Dow Corning further said at the time that it did not believe it had any legal liability for the forest dump site and would not commit to participating in its remediation.
State officials declined to answer questions about what happened to the cleanup talks they had with Dow Corning.
Satterly also found records showing the same person who created the Valley of the Drums in the 1960s, the late A.L. Taylor, who owned that land, was also dumping waste at about the same time on the neighboring property that would become the Gully of the Drums.
By the end of the 1960s, Jefferson County had agreed to clean up the gully following a legal dispute over the property’s ownership and claims that county officials had allowed the dumping. But there’s no evidence any such cleanup ever happened.
City Commits to “Getting This Right”
State officials nudged the city into conducting the new study Shield will now do. A state Energy and Environment Cabinet spokesman, John Mura, said Wednesday that the study should define the extent of waste material and characterize related soil contamination so officials can develop a corrective action plan. “The Cabinet expects [Louisville] to implement the cleanup and report the results to the Cabinet,” he said in an email.
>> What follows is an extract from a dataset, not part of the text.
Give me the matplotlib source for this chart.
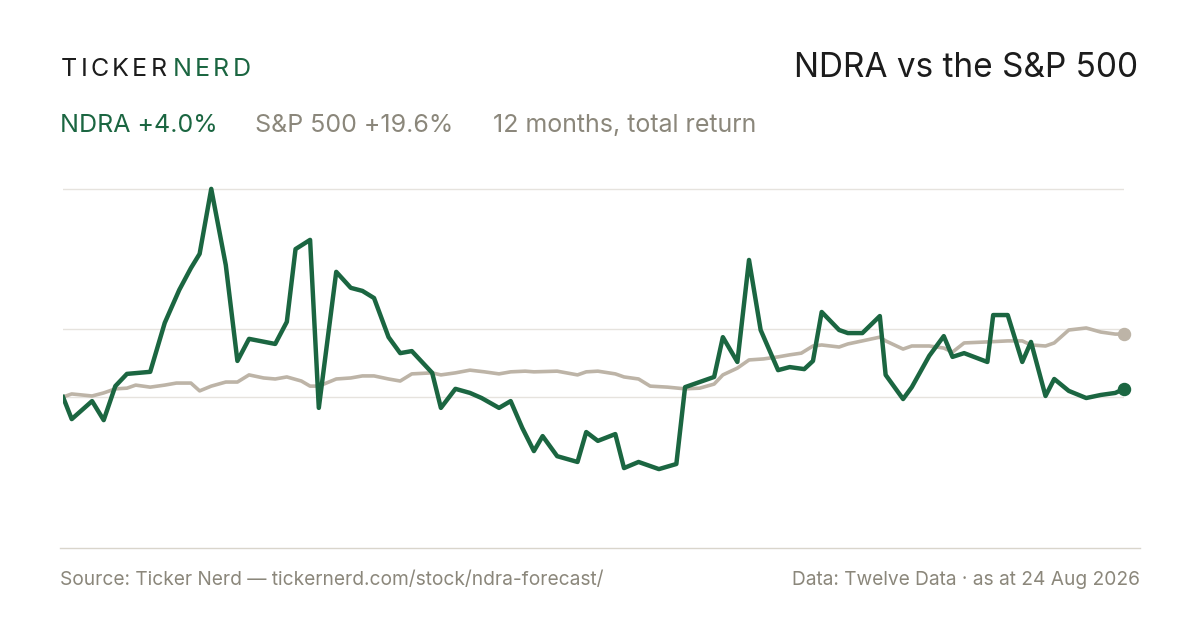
import matplotlib
matplotlib.use("Agg")
import matplotlib.pyplot as plt
from matplotlib.lines import Line2D

GREEN = "#1b6641"
SAND = "#bdb4a7"
MUTED = "#8b877b"
DARK = "#1c1c1c"

# day of the 12-month window, total return in %
ndra_days = [0, 3, 10, 14, 18, 22, 30, 35, 40, 44,
             47, 51, 56, 60, 64, 73, 77, 80, 85, 88,
             94, 99, 103, 107, 112, 116, 120, 127, 130, 135,
             140, 144, 150, 154, 158, 162, 165, 170, 177, 180,
             184, 190, 193, 198, 205, 211, 214, 224, 227, 232,
             236, 240, 246, 250, 255, 258, 261, 267, 270, 275,
             281, 283, 289, 292, 298, 303, 306, 310, 318, 320,
             325, 330, 333, 338, 341, 346, 352, 357, 362, 365]
ndra_ret = [0.0, -6.5, -1.2, -6.8, 3.2, 6.8, 7.4, 21.8, 31.5, 37.9,
            42.1, 61.2, 38.8, 10.6, 17.1, 15.6, 22.1, 43.5, 46.2, -3.2,
            36.8, 32.1, 31.2, 29.1, 17.6, 12.9, 13.5, 7.1, -3.2, 2.4,
            1.2, -0.3, -3.2, -1.2, -9.1, -15.9, -11.5, -17.4, -19.1, -10.3,
            -12.9, -10.9, -20.9, -19.1, -21.2, -19.7, 2.9, 5.9, 17.6, 10.3,
            40.3, 19.7, 7.9, 8.8, 8.2, 10.6, 25.0, 19.7, 18.8, 18.8,
            23.8, 6.5, -0.6, 2.9, 12.1, 17.9, 11.8, 12.9, 10.3, 24.1,
            24.1, 10.3, 16.2, 0.3, 5.3, 1.8, -0.3, 0.6, 1.2, 2.4]

spx_days = [0, 3, 10, 14, 18, 22, 25, 30, 35, 39,
            44, 47, 51, 56, 60, 64, 69, 73, 77, 82,
            85, 88, 94, 99, 103, 107, 112, 116, 120, 127,
            130, 135, 140, 145, 150, 154, 159, 162, 170, 177,
            180, 184, 190, 193, 198, 202, 208, 214, 219, 224,
            227, 232, 236, 241, 246, 250, 254, 258, 261, 267,
            270, 275, 281, 283, 289, 292, 298, 303, 306, 310,
            318, 325, 330, 333, 338, 341, 346, 352, 357, 362, 365]
spx_ret = [0.0, 0.9, 0.3, 1.2, 2.4, 2.6, 3.5, 2.9, 3.5, 4.1,
           4.1, 1.8, 3.2, 4.4, 4.4, 6.5, 5.6, 5.3, 5.9, 4.7,
           3.2, 3.2, 5.3, 5.6, 6.2, 6.2, 5.3, 4.7, 6.8, 7.1,
           6.5, 7.1, 7.9, 7.4, 6.8, 7.4, 7.6, 7.4, 7.6, 6.5,
           7.4, 7.6, 6.8, 5.9, 5.3, 3.2, 2.9, 2.4, 2.6, 3.8,
           6.5, 8.5, 10.9, 11.2, 11.8, 12.4, 12.9, 15.0, 15.3, 14.7,
           15.6, 16.5, 17.6, 16.5, 14.1, 15.0, 15.0, 14.4, 13.2, 15.9,
           16.2, 16.5, 16.5, 15.3, 15.0, 15.9, 19.7, 20.3, 19.1, 18.5, 18.5]

grid_levels = [0, 20, 61.2]

plt.rcParams["font.family"] = ["Inter", "DejaVu Sans"]

fig = plt.figure(figsize=(12, 6.3), dpi=100)
fig.patch.set_facecolor("white")
ax = fig.add_axes([63 / 1200, 82 / 630, 1061 / 1200, 370 / 630])
ax.set_xlim(0, 365)
ax.set_ylim(-44.4, 64.4)
for lvl in grid_levels:
    ax.axhline(lvl, color="#e6e3de", lw=1, zorder=0)
ax.plot(spx_days, spx_ret, color=SAND, lw=2.6, solid_joinstyle="round", zorder=2)
ax.plot(ndra_days, ndra_ret, color=GREEN, lw=3.2, solid_joinstyle="round", zorder=3)
ax.scatter([spx_days[-1]], [spx_ret[-1]], s=75, color=SAND, zorder=4, clip_on=False)
ax.scatter([ndra_days[-1]], [ndra_ret[-1]], s=75, color=GREEN, zorder=5, clip_on=False)
ax.set_axis_off()

fig.add_artist(Line2D([60 / 1200, 1140 / 1200], [82 / 630, 82 / 630], color="#d9d5cc", lw=1))

# letter-spaced wordmark: place each glyph after the previous one's measured width
renderer = fig.canvas.get_renderer()
x_px = 61
for word, col in (("TICKER", DARK), ("NERD", GREEN)):
    for ch in word:
        t = fig.text(x_px / 1200, 1 - 70 / 630, ch, color=col, fontsize=18, va="center")
        x_px += t.get_window_extent(renderer).width + 3.2
    x_px += 3

fig.text(1138 / 1200, 1 - 68 / 630, "NDRA vs the S&P 500", color=DARK, fontsize=24,
         ha="right", va="center")
fig.text(60 / 1200, 1 - 125 / 630, "NDRA +4.0%", color=GREEN, fontsize=18, va="center")
fig.text(255 / 1200, 1 - 125 / 630, "S&P 500 +19.6%", color=MUTED, fontsize=18, va="center")
fig.text(493 / 1200, 1 - 125 / 630, "12 months, total return", color=MUTED, fontsize=18,
         va="center")
fig.text(60 / 1200, 1 - 580 / 630, "Source: Ticker Nerd \u2014 tickernerd.com/stock/ndra-forecast/",
         color=MUTED, fontsize=13.8, va="center")
fig.text(1140 / 1200, 1 - 580 / 630, "Data: Twelve Data \u00b7 as at 24 Aug 2026",
         color=MUTED, fontsize=13.8, ha="right", va="center")

fig.savefig("out.png", dpi=100, facecolor="white")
The city, through Mayor Craig Greenburg’s spokesman Kevin Trager, has declined interview requests about the Gully of the Drums. But in a written statement Wednesday, Trager downplayed the site’s risk, saying it’s located in a remote area away from park amenities and parking areas.
“While further site investigation is needed—which is the contract just approved by the Metro Council—we have no reason to believe the active spaces and trails in the forest present the public with anything other than the opportunity for high-quality natural experiences,” he wrote.
Trager said the city would determine “next steps” after Shield completes the study. “We are committed to getting this right for those who visit … and the neighbors who live nearby.”
The Shield contract runs through Sept. 1.
One Metro Council member, Dan Seum Jr., a Republican whose district includes the memorial forest, is adamant that the city will clean it up, and quickly. He noted that state lawmakers this year allocated $2.5 million toward land acquisition and improvements at the forest and said he plans to ask the state for more.
The goal, he said, is to make the forest a regional destination. Cleaning up the Gully of the Drums will be critical to that effort, he added.
“Whatever has to be done, it will be done,” Seum said. “And we will be transparent.”
One of Satterley’s professors, Lauren Heberle, chair of sociology and an expert on Superfund cleanups, said she’s “very encouraged” that Louisville is poised to complete the original Shield environmental assessment from almost 15 years ago.
Heberle credited Satterley’s research and public discussion about it for spurring action. “I’m glad to see Louisville Metro government take responsibility for completing the assessment and hope they will also follow up on remediation in a way that cleans the site of any remaining toxic or hazardous materials,” she said.
Satterley is hopeful cleanup will finally happen.
“I cannot put into words how that makes me feel,” she said, “but it certainly makes my heart swell.”